■ **What the exercise asks**
All the data should be repeated exactly. Any image in it is left out.

■ **Source data**

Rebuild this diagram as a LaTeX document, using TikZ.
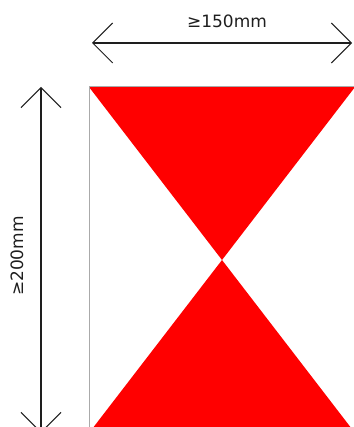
\documentclass[tikz,border=0pt]{standalone}
\usepackage{fontspec}
\setmainfont{DejaVu Sans}
\usetikzlibrary{arrows.meta}
\definecolor{senalrojo}{RGB}{255,0,0}
\definecolor{bordegris}{RGB}{170,170,170}
\definecolor{cotagris}{RGB}{30,30,30}
\tikzset{
  cota/.style={{Straight Barb[length=20pt,width=40pt,line width=1pt]}-{Straight Barb[length=20pt,width=40pt,line width=1pt]},cotagris,line width=1.4pt},
  textocota/.style={font=\fontsize{17}{19}\selectfont,text=cotagris,inner sep=0pt},
  triangulo/.style={fill=senalrojo},
}
\begin{document}
\begin{tikzpicture}[x=1pt,y=-1pt]
  \useasboundingbox (0,0) rectangle (353,427);
  % placa
  \coordinate (so) at (89,87);
  \coordinate (se) at (355,87);
  \coordinate (ie) at (355,433);
  \coordinate (io) at (89,433);
  \coordinate (centro) at (222,260);
  \fill[white] (so) rectangle (ie);
  \fill[triangulo] (so)--(se)--(centro)--cycle;
  \fill[triangulo] (io)--(ie)--(centro)--cycle;
  \draw[bordegris,line width=1pt] (so) rectangle (ie);
  % cotas
  \coordinate (h1) at (92,43);
  \coordinate (h2) at (352,43);
  \coordinate (v1) at (41,87);
  \coordinate (v2) at (41,433);
  \draw[cota] (h1)--(h2);
  \draw[cota] (v1)--(v2);
  \node[textocota] (ancho) at (227,21) {≥150mm};
  \node[textocota,rotate=90] (alto) at (17,256) {≥200mm};
\end{tikzpicture}
\end{document}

■ **Finished task**
Rebuild this diagram as a LaTeX document, using TikZ.
\documentclass[tikz,border=0pt]{standalone}
\usepackage{fontspec}
\setmainfont{DejaVu Sans}
\usetikzlibrary{arrows.meta}
\definecolor{senalrojo}{RGB}{255,0,0}
\definecolor{bordegris}{RGB}{170,170,170}
\definecolor{cotagris}{RGB}{30,30,30}
\tikzset{
  cota/.style={{Straight Barb[length=20pt,width=40pt,line width=1pt]}-{Straight Barb[length=20pt,width=40pt,line width=1pt]},cotagris,line width=1.4pt},
  textocota/.style={font=\fontsize{17}{19}\selectfont,text=cotagris,inner sep=0pt},
  triangulo/.style={fill=senalrojo},
}
\begin{document}
\begin{tikzpicture}[x=1pt,y=-1pt]
  \useasboundingbox (0,0) rectangle (353,427);
  % placa
  \coordinate (so) at (89,87);
  \coordinate (se) at (355,87);
  \coordinate (ie) at (355,433);
  \coordinate (io) at (89,433);
  \coordinate (centro) at (222,260);
  \fill[white] (so) rectangle (ie);
  \fill[triangulo] (so)--(se)--(centro)--cycle;
  \fill[triangulo] (io)--(ie)--(centro)--cycle;
  \draw[bordegris,line width=1pt] (so) rectangle (ie);
  % cotas
  \coordinate (h1) at (92,43);
  \coordinate (h2) at (352,43);
  \coordinate (v1) at (41,87);
  \coordinate (v2) at (41,433);
  \draw[cota] (h1)--(h2);
  \draw[cota] (v1)--(v2);
  \node[textocota] (ancho) at (227,21) {≥150mm};
  \node[textocota,rotate=90] (alto) at (17,256) {≥200mm};
\end{tikzpicture}
\end{document}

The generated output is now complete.